Recently, The Reserve Bank of India’s Sixth Round of India’s Remittances Survey was released.
What are Remittances?

- Remittances are money transfers sent by migrant workers to their families or relatives in their home countries.
- They play an important role in India’s external sector balance.
- They act as a stabilizing force in times of global financial uncertainty.
- It is recorded under the current account of the Balance of Payments (BoP) as unilateral transfers. They represent foreign income inflows that do not create liabilities.
- India received a record $118.7 billion in 2023-24.
- Remittances exceeded FDI inflows and covered over half of India’s trade deficit.
Key findings of the RBI’s Sixth Round of India’s Remittances Survey
- Structural Changes in Remittances
- Changing Sources of Remittances
- Earlier, most remittances came from Gulf Cooperation Council (GCC) countries. Now, more remittances come from advanced economies (AEs) like the U.S., U.K., Canada, Australia, and Singapore.
- The U.S. alone contributes 27.7%, increasing from 23.4% in 2020-21.
- AEs contribute 51.2% of total remittances, overtaking GCC nations, which contribute 37.9%.
- Reason for This Shift
- Earlier migration was dominated by low-skilled workers in the West Asian region.
- Now, there is a shift toward high-skilled professionals and students in developed nations.
- This reflects both macroeconomic changes and India’s growing skilled human capital export.
- Concerns in Remittance Trends
- Concentration of Large-Value Transactions
- In 2023–24, remittances exceeding ₹5 lakh made up 29% of total remittance value, despite accounting for only 1.4% of total transactions.
- This indicates a growing reliance on high-value transfers, mainly from high-earning, professionally mobile Indians.
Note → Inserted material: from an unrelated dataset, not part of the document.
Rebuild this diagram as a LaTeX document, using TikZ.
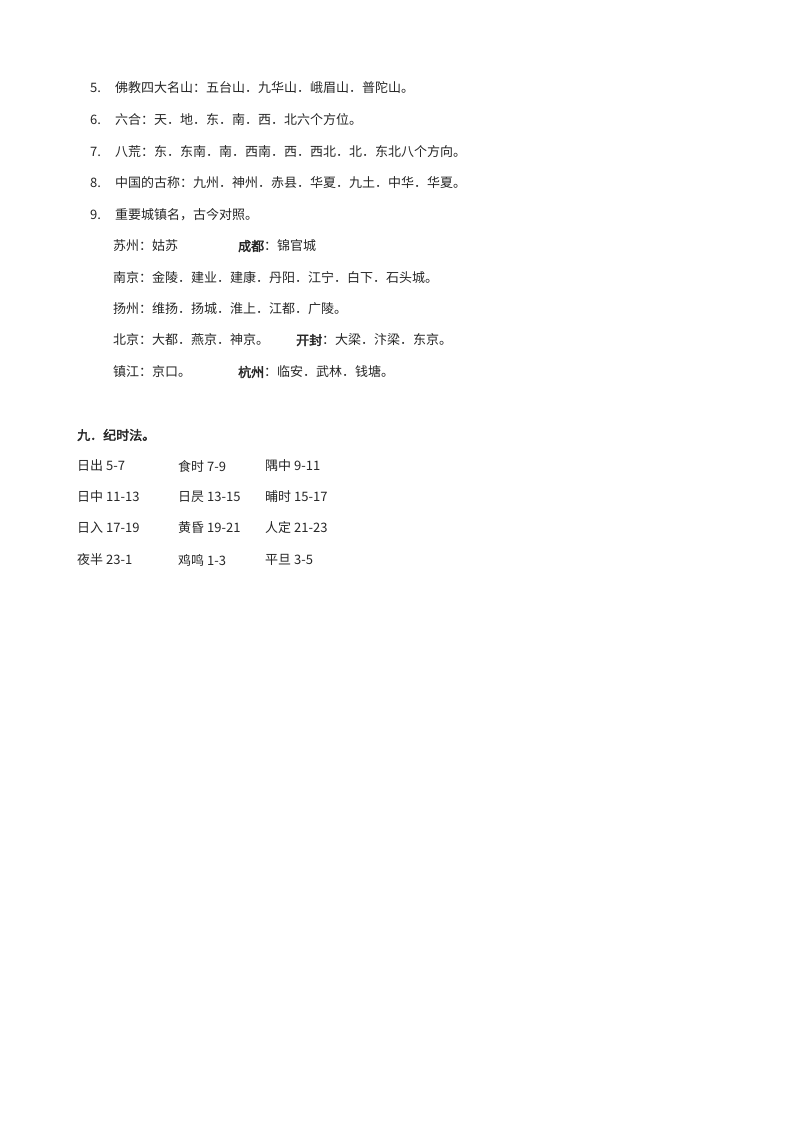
\documentclass[tikz,border=0pt]{standalone}
\usepackage{fontspec}
\newfontfamily\cjk[AutoFakeBold=2.5]{Noto Sans CJK SC}
\begin{document}
\begin{tikzpicture}[x=1pt,y=-1pt,
  t/.style={anchor=west,inner sep=0pt,font=\cjk\fontsize{13}{15}\selectfont,text=black!85},
  b/.style={t,font=\cjk\bfseries\fontsize{13}{15}\selectfont}]
\useasboundingbox (0,0) rectangle (800,1132);
\node[t] (n5) at (90,88) {5.};
\node[t] (l5) at (115,88) {佛教四大名山：五台山．九华山．峨眉山．普陀山。};
\node[t] (n6) at (90,120) {6.};
\node[t] (l6) at (115,120) {六合：天．地．东．南．西．北六个方位。};
\node[t] (n7) at (90,152) {7.};
\node[t] (l7) at (115,152) {八荒：东．东南．南．西南．西．西北．北．东北八个方向。};
\node[t] (n8) at (90,183) {8.};
\node[t] (l8) at (115,183) {中国的古称：九州．神州．赤县．华夏．九土．中华．华夏。};
\node[t] (n9) at (90,215) {9.};
\node[t] (l9) at (115,215) {重要城镇名，古今对照。};
\node[t] (s1) at (113,246) {苏州：姑苏};
\node[t] (s1b) at (238,246) {{\bfseries 成都}：锦官城};
\node[t] (s2) at (113,278) {南京：金陵．建业．建康．丹阳．江宁．白下．石头城。};
\node[t] (s3) at (113,309) {扬州：维扬．扬城．淮上．江都．广陵。};
\node[t] (s4) at (113,340) {北京：大都．燕京．神京。};
\node[t] (s4b) at (296,340) {{\bfseries 开封}：大梁．汴梁．东京。};
\node[t] (s5) at (113,372) {镇江：京口。};
\node[t] (s5b) at (238,372) {{\bfseries 杭州}：临安．武林．钱塘。};
\node[b] (h) at (77,435) {九．纪时法。};
\node[t] (a1) at (77,466) {日出 5-7};
\node[t] (a2) at (178,466) {食时 7-9};
\node[t] (a3) at (265,466) {隅中 9-11};
\node[t] (b1) at (77,497) {日中 11-13};
\node[t] (b2) at (178,497) {日昃 13-15};
\node[t] (b3) at (265,497) {晡时 15-17};
\node[t] (c1) at (77,528) {日入 17-19};
\node[t] (c2) at (178,528) {黄昏 19-21};
\node[t] (c3) at (265,528) {人定 21-23};
\node[t] (d1) at (77,560) {夜半 23-1};
\node[t] (d2) at (178,560) {鸡鸣 1-3};
\node[t] (d3) at (265,560) {平旦 3-5};
\end{tikzpicture}
\end{document}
- Although this shows that the Indian diaspora is doing well, it can be risky because changes in immigration rules in other countries might reduce the flow of money if they limit high-skilled workers from moving there.
- Shift Toward Digital Remittance Channels
- Digital transactions accounted for 73.5% of all remittances in 2023–24.
- The cost of sending $200 to India has dropped to 4.9%, below the global average of 6.65%, but still higher than the SDG (Sustainable Development Goal)target of 3%.
- This progress is largely due to the growth of fintech platforms and mobile-based money transfer apps.
- Uneven Digital Adoption Across Remittance Corridors
- Some countries like UAE (76.1%) and Saudi Arabia (92.7%) use digital remittance methods heavily.
- But migrants in Canada (40%), Germany (55.1%), and Italy (35%) still rely on traditional banking.
- India needs to improve cross-border digital payments for faster and cheaper transfers.
- Unequal Distribution of Remittances: Maharashtra, Kerala, and Tamil Nadu receive 51% of India’s total remittances, in contrast, Bihar, Uttar Pradesh, and Rajasthan receive less than 6%.
- Missing Data & Policy Needs
- The survey does not provide data on how remittances are used by families.
- This makes it unclear whether remittances are:
- Used for daily expenses (consumption)
- Invested in savings, real estate, or businesses (long-term growth)
- Policy Recommendations
- India needs savings-linked remittance products to encourage financial stability.
- Financial literacy programs can help families use remittances more effectively.
- Investment incentives can boost economic development in remittance-receiving households.
Governing Laws & Authorities for Remittances
- Reserve Bank of India (RBI): Oversees money transfers to and from India and sets rules for banks and financial institutions to ensure safe transactions.
- Foreign Exchange Management Act (FEMA), 1999
- Controls how foreign currency is exchanged in India.
- Regulates both sending and receiving money internationally to prevent misuse.
- Financial Action Task Force (FATF)
- Creates global rules to stop money laundering and illegal transactions.
- Helps prevent financial crimes like terrorist funding through remittances.